--- Start ---

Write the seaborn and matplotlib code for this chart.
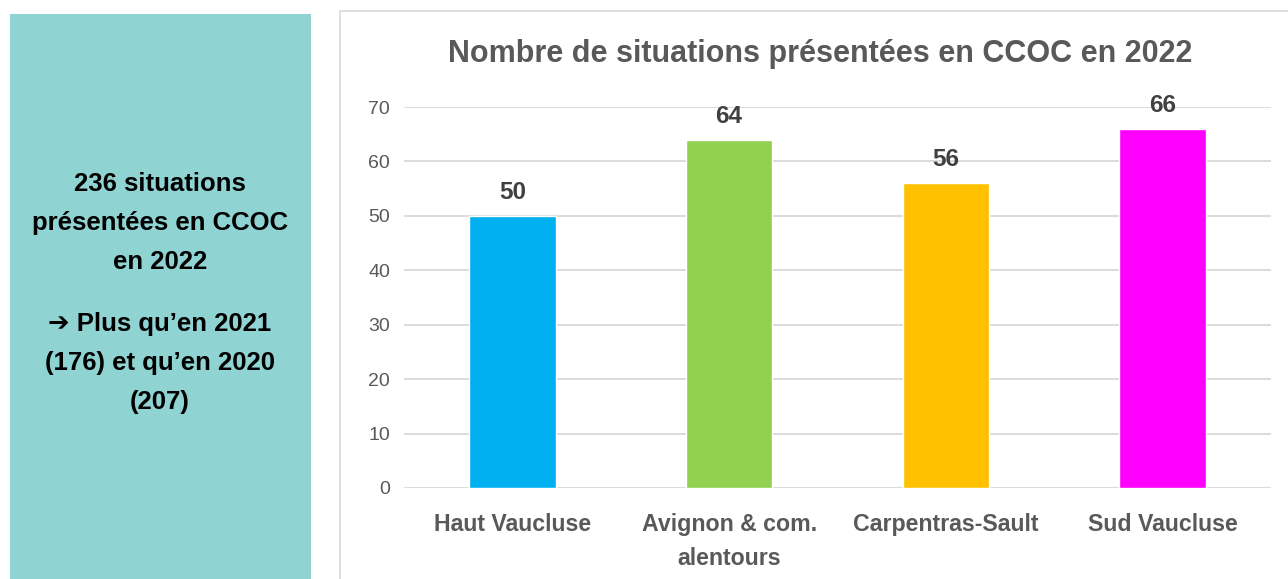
import matplotlib
matplotlib.use('Agg')
import matplotlib.pyplot as plt
from matplotlib.patches import Rectangle
import pandas as pd
import seaborn as sns

regions = ['Haut Vaucluse', 'Avignon & com.\nalentours', 'Carpentras-Sault', 'Sud Vaucluse']
counts = [50, 64, 56, 66]
colors = ['#00B0F0', '#92D050', '#FFC000', '#FF00FF']
y_ticks = [0, 10, 20, 30, 40, 50, 60, 70]
title = 'Nombre de situations présentées en CCOC en 2022'
side_main = '236 situations\nprésentées en CCOC\nen 2022'
side_note = '➔ Plus qu’en 2021\n(176) et qu’en 2020\n(207)'

sns.set_style('white')
fams = ['Liberation Sans', 'DejaVu Sans']
plt.rcParams['font.family'] = fams

W, H = 1288, 579
fig = plt.figure(figsize=(W / 100, H / 100), dpi=100)
fig.patch.set_facecolor('white')

# left teal box
fig.patches.append(Rectangle((10 / W, 0), 301 / W, (H - 14) / H, transform=fig.transFigure,
                             facecolor='#8FD3D3', edgecolor='none'))
# chart frame
fig.patches.append(Rectangle((340 / W, -0.01), (W - 340) / W + 0.01, (H - 11) / H + 0.01,
                             transform=fig.transFigure, facecolor='none',
                             edgecolor='#D9D9D9', linewidth=1.2))

fig.text(160 / W, 1 - 223 / H, side_main, ha='center', va='center', fontsize=18.5,
         fontweight='bold', color='black', linespacing=1.8, family=fams)
fig.text(160 / W, 1 - 363 / H, side_note, ha='center', va='center', fontsize=18.5,
         fontweight='bold', color='black', linespacing=1.8, family=fams)

ax = fig.add_axes([404 / W, (H - 488) / H, 867 / W, 381 / H])
df = pd.DataFrame({'region': regions, 'count': counts})
sns.barplot(data=df, x='region', y='count', hue='region', palette=colors,
            legend=False, width=0.4, saturation=1, ax=ax, zorder=3)

ax.set_xlim(-0.5, 3.5)
ax.set_ylim(0, 70)
ax.set_yticks(y_ticks)
ax.yaxis.grid(True, color='#D9D9D9', linewidth=1.3, zorder=0)
ax.xaxis.grid(False)
for s in ax.spines.values():
    s.set_visible(False)
ax.set_xlabel('')
ax.set_ylabel('')
ax.tick_params(axis='y', length=0, pad=10, labelsize=14, labelcolor='#595959')
ax.tick_params(axis='x', length=0, pad=18)
for lbl in ax.get_xticklabels():
    lbl.set_fontsize(16.7)
    lbl.set_fontweight('bold')
    lbl.set_color('#595959')
    lbl.set_linespacing(1.6)

for i, v in enumerate(counts):
    ax.annotate(str(v), (i, v), xytext=(0, 17), textcoords='offset points',
                ha='center', va='center', fontsize=17.5, fontweight='bold', color='#404040')

fig.text(820 / W, 1 - 54 / H, title, ha='center', va='center', fontsize=22,
         fontweight='bold', color='#595959')

fig.savefig('out.png', dpi=100)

--- End ---

◆ What to do
Write down every line from the opening of the listing to the line with "import seaborn as sns", both included, and nothing else; the pictures are omitted.

◆ Solution to this problem
Write the seaborn and matplotlib code for this chart.
import matplotlib
matplotlib.use('Agg')
import matplotlib.pyplot as plt
from matplotlib.patches import Rectangle
import pandas as pd
import seaborn as sns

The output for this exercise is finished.